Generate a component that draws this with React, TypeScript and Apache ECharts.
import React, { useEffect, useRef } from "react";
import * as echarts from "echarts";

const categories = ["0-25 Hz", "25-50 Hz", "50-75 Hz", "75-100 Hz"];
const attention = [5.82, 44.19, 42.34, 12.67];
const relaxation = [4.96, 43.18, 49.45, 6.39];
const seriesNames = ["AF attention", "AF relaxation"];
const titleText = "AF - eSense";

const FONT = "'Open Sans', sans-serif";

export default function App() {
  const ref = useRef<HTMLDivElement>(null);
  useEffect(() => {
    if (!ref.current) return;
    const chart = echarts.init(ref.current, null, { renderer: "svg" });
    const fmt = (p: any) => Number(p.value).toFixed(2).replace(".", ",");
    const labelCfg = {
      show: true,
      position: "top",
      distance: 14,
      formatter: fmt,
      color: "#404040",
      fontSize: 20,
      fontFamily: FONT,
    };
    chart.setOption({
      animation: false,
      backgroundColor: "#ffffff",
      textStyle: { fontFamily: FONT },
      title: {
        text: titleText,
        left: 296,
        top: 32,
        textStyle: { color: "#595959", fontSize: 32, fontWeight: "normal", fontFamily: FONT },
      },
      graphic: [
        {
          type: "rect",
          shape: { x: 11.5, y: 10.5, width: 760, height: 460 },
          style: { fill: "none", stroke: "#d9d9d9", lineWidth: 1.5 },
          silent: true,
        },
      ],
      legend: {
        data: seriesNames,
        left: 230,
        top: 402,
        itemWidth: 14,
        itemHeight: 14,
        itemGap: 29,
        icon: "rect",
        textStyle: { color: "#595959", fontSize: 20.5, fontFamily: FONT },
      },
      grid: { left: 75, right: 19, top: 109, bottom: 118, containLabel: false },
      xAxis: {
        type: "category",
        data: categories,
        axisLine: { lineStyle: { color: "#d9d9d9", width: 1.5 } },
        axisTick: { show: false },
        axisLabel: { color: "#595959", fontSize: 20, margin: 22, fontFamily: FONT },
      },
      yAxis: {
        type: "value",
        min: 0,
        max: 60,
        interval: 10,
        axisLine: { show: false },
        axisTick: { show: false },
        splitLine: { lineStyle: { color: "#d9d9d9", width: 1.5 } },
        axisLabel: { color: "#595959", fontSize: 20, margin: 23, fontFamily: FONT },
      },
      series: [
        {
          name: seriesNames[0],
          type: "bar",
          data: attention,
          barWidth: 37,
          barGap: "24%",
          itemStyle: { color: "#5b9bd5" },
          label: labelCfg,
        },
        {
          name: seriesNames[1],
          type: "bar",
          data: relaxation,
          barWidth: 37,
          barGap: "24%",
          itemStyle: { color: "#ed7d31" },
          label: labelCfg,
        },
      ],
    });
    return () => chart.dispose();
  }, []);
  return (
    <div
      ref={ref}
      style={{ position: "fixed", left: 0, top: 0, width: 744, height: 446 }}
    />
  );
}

☆ ☆ ☆

• _STATED PROBLEM_: Word for word, write out all of the data above.

• _RESPONSE FOR THIS EXERCISE_:
Generate a component that draws this with React, TypeScript and Apache ECharts.
import React, { useEffect, useRef } from "react";
import * as echarts from "echarts";

const categories = ["0-25 Hz", "25-50 Hz", "50-75 Hz", "75-100 Hz"];
const attention = [5.82, 44.19, 42.34, 12.67];
const relaxation = [4.96, 43.18, 49.45, 6.39];
const seriesNames = ["AF attention", "AF relaxation"];
const titleText = "AF - eSense";

const FONT = "'Open Sans', sans-serif";

export default function App() {
  const ref = useRef<HTMLDivElement>(null);
  useEffect(() => {
    if (!ref.current) return;
    const chart = echarts.init(ref.current, null, { renderer: "svg" });
    const fmt = (p: any) => Number(p.value).toFixed(2).replace(".", ",");
    const labelCfg = {
      show: true,
      position: "top",
      distance: 14,
      formatter: fmt,
      color: "#404040",
      fontSize: 20,
      fontFamily: FONT,
    };
    chart.setOption({
      animation: false,
      backgroundColor: "#ffffff",
      textStyle: { fontFamily: FONT },
      title: {
        text: titleText,
        left: 296,
        top: 32,
        textStyle: { color: "#595959", fontSize: 32, fontWeight: "normal", fontFamily: FONT },
      },
      graphic: [
        {
          type: "rect",
          shape: { x: 11.5, y: 10.5, width: 760, height: 460 },
          style: { fill: "none", stroke: "#d9d9d9", lineWidth: 1.5 },
          silent: true,
        },
      ],
      legend: {
        data: seriesNames,
        left: 230,
        top: 402,
        itemWidth: 14,
        itemHeight: 14,
        itemGap: 29,
        icon: "rect",
        textStyle: { color: "#595959", fontSize: 20.5, fontFamily: FONT },
      },
      grid: { left: 75, right: 19, top: 109, bottom: 118, containLabel: false },
      xAxis: {
        type: "category",
        data: categories,
        axisLine: { lineStyle: { color: "#d9d9d9", width: 1.5 } },
        axisTick: { show: false },
        axisLabel: { color: "#595959", fontSize: 20, margin: 22, fontFamily: FONT },
      },
      yAxis: {
        type: "value",
        min: 0,
        max: 60,
        interval: 10,
        axisLine: { show: false },
        axisTick: { show: false },
        splitLine: { lineStyle: { color: "#d9d9d9", width: 1.5 } },
        axisLabel: { color: "#595959", fontSize: 20, margin: 23, fontFamily: FONT },
      },
      series: [
        {
          name: seriesNames[0],
          type: "bar",
          data: attention,
          barWidth: 37,
          barGap: "24%",
          itemStyle: { color: "#5b9bd5" },
          label: labelCfg,
        },
        {
          name: seriesNames[1],
          type: "bar",
          data: relaxation,
          barWidth: 37,
          barGap: "24%",
          itemStyle: { color: "#ed7d31" },
          label: labelCfg,
        },
      ],
    });
    return () => chart.dispose();
  }, []);
  return (
    <div
      ref={ref}
      style={{ position: "fixed", left: 0, top: 0, width: 744, height: 446 }}
    />
  );
}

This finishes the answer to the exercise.